A spokesman for the group that runs the shoot said grouse shooting was an important part of moorland management.
Bradford Council said it restricted shooting on its land to just eight days a year.
BBIM claims the authority is the only one in the UK to allow shooting on its land and has called on the council to deliver a "new vision" for the moor that "promotes wildlife biodiversity, teaches younger generations the importance of conservation and benefits the local economy".
Bradford Council's Countryside Service manager, Danny Jackson, said the current contract allowing grouse shooting on Ilkley Moor was due to end in 2018.
"We are currently producing a management plan which covers the habitat, recreational and archaeological aspects of the Moor which will be available for public comment later this summer," he added.
Edward Bromet of Bingley Moor Partnership, which runs the shoot, said grouse shooting aided the upkeep of the moor.

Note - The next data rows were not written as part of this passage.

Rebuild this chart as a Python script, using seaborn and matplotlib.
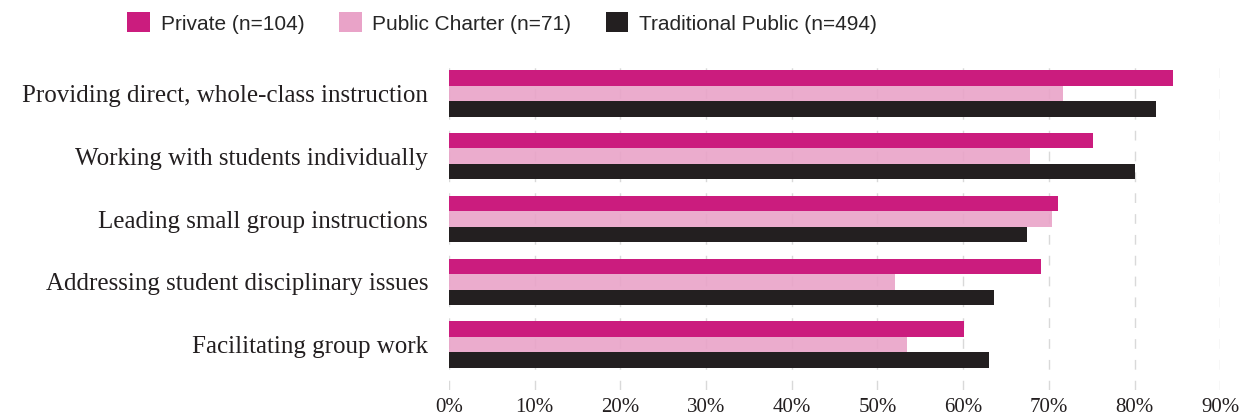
import pandas as pd
import matplotlib.pyplot as plt
import seaborn as sns
from matplotlib.patches import Patch

# 数据
categories = [
    'Providing direct, whole-class instruction',
    'Working with students individually',
    'Leading small group instructions',
    'Addressing student disciplinary issues',
    'Facilitating group work',
]
private = [84.5, 75.1, 71.1, 69.1, 60.1]
charter = [71.6, 67.8, 70.4, 52.0, 53.5]
traditional = [82.5, 80.1, 67.5, 63.6, 63.0]
groups = ['Private (n=104)', 'Public Charter (n=71)', 'Traditional Public (n=494)']
xticks = [0, 10, 20, 30, 40, 50, 60, 70, 80, 90]

colors = ['#CB1C7E', '#E9A3C8', '#231F20']

df = pd.DataFrame({'task': categories, groups[0]: private,
                   groups[1]: charter, groups[2]: traditional})
df = df.melt(id_vars='task', var_name='group', value_name='pct')

sns.set_style('white')
plt.rcParams['font.family'] = ['Liberation Serif', 'DejaVu Serif']

fig = plt.figure(figsize=(12.49, 4.18), dpi=100)
ax = fig.add_axes([0.3595, 0.067, 0.6175, 0.785])

sns.barplot(data=df, x='pct', y='task', hue='group', palette=colors,
            orient='h', width=0.74, gap=0, saturation=1, linewidth=0,
            ax=ax, legend=False, zorder=2)

# 浅色柱子稍微透明，网格线可以透出来
for bar in ax.containers[1]:
    bar.set_alpha(0.9)

ax.set_xlim(0, 90)
ax.set_ylim(4.72, -0.5)
ax.set_xticks(xticks)
ax.set_xticklabels([f'{t}%' for t in xticks], fontsize=15, color='#231F20')
ax.tick_params(axis='y', labelsize=18, labelcolor='#231F20', length=0, pad=15)
ax.tick_params(axis='x', length=0, pad=6)
ax.set_xlabel('')
ax.set_ylabel('')
ax.xaxis.grid(True, color='#D9D9D9', linewidth=1, linestyle=(0, (7, 8)), zorder=0)
ax.set_axisbelow(True)
sns.despine(ax=ax, left=True, bottom=True)

# 图例
handles = [Patch(facecolor=c, edgecolor='none') for c in colors]
fig.legend(handles, groups, loc='upper center', bbox_to_anchor=(0.402, 1.015),
           ncol=3, frameon=False, handlelength=1.1, handleheight=1.1,
           columnspacing=1.65, handletextpad=0.5,
           prop={'family': ['Liberation Sans', 'DejaVu Sans'], 'size': 15})

plt.savefig('out.png', dpi=100)
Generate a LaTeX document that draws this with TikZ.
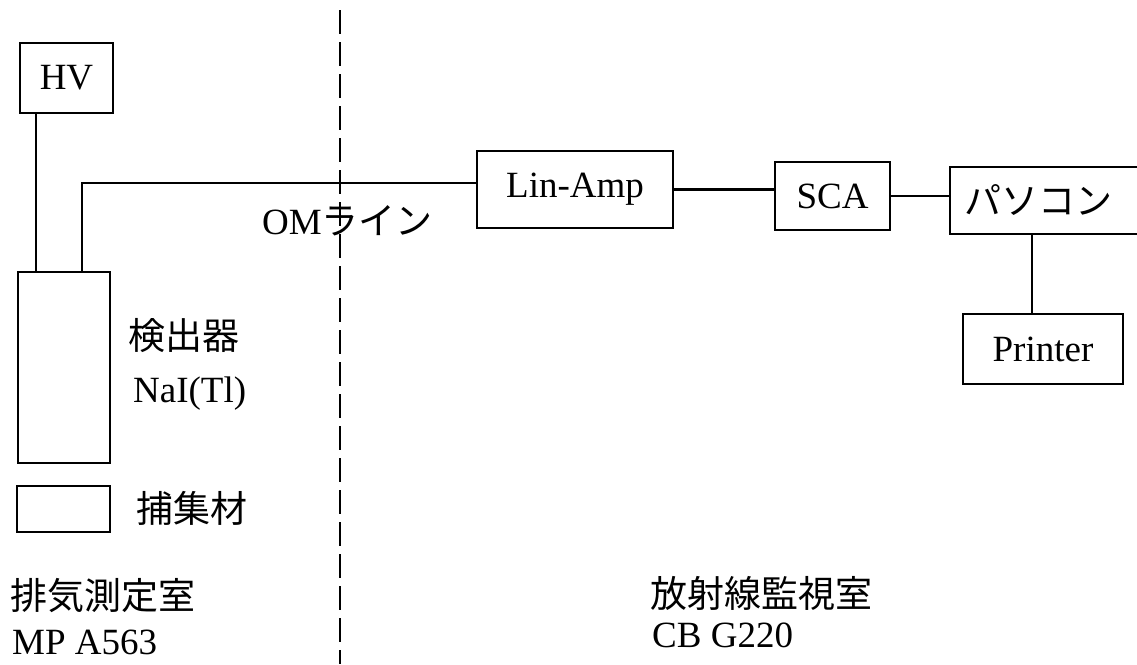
\documentclass[tikz,border=0pt]{standalone}
\usepackage{fontspec}
\setmainfont{Liberation Serif}
\newfontfamily\jp{Noto Sans CJK JP}
\begin{document}
\begin{tikzpicture}[x=1pt,y=-1pt,
  box/.style={draw,line width=2.4pt,inner sep=0pt,font=\fontsize{37}{40}\selectfont},
  lbl/.style={anchor=base west,inner sep=0pt,font=\fontsize{37}{40}\selectfont},
  wire/.style={line width=2.4pt}]
  \useasboundingbox (0,0) rectangle (1137,664);
  \clip (0,0) rectangle (1137,664);
  \foreach \n/\x/\y/\w/\h/\t in {hv/66.5/78/93/70/HV, det/64/367.5/92/191/,
      col/63.5/509/93/46/, amp/575/189.5/196/77/Lin-Amp,
      sca/832.5/196/115/68/SCA, prn/1043/349/160/70/Printer}
    \node[box,minimum width=\w pt,minimum height=\h pt] (\n) at (\x,\y) {\t};
  \node[box,anchor=west,minimum height=67pt,text width=170pt,inner xsep=14pt,
    align=left] (pc) at (949,200.5) {\jp パソコン};
  \coordinate (hvx) at (36,0); \coordinate (sigx) at (82,0);
  \coordinate (sigy) at (0,183); \coordinate (prnx) at (1032,0);
  \coordinate (wtop) at (340,10); \coordinate (wbot) at (340,664);
  \draw[wire] (hv.south -| hvx) -- (det.north -| hvx);
  \draw[wire] (det.north -| sigx) |- (amp.west |- sigy);
  \draw[wire] (amp.east) -- (amp.east -| sca.west);
  \draw[wire] (sca.east) -- (sca.east -| pc.west);
  \draw[wire] (prn.north -| prnx) -- (pc.south -| prnx);
  \draw[wire,line width=2pt,dash pattern=on 24pt off 8pt] (wtop) -- (wbot);
  \node[lbl] (om) at (262,234) {OM\jp ライン};
  \node[lbl] (detj) at (128,349) {\jp 検出器};
  \node[lbl] (nai) at (133,402) {NaI(Tl)};
  \node[lbl] (colj) at (136,522) {\jp 捕集材};
  \node[lbl] (mpj) at (10,609) {\jp 排気測定室};
  \node[lbl] (mp) at (12,654) {MP A563};
  \node[lbl] (cbj) at (650,607) {\jp 放射線監視室};
  \node[lbl] (cb) at (652,647) {CB G220};
\end{tikzpicture}
\end{document}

"Ilkley was a very dilapidated moor when we were given the council license in 2008. There was a major fire here in 2006," he said.
"We put in every effort and investment to restore the moor and heather and birdlife, bringing in all kinds of birds, including lapwing and curlew, which used to be on Ilkley Moor.
"Now it's wonderful that everybody can come up and see them doing so well."
Mr Bromet added that the group's conservation of the moorland saved the council money.
"There needs to be some shooting of grouse every year, that's the economic driver behind the year-round conservation effort that has all these knock-on benefits," he said.
"We save the council the cost of running the moor themselves.
"It is much better that the private investment from grouse shooting goes on and experience is applied, so that the moors up and down the country can be maintained and conserved for everybody to enjoy them."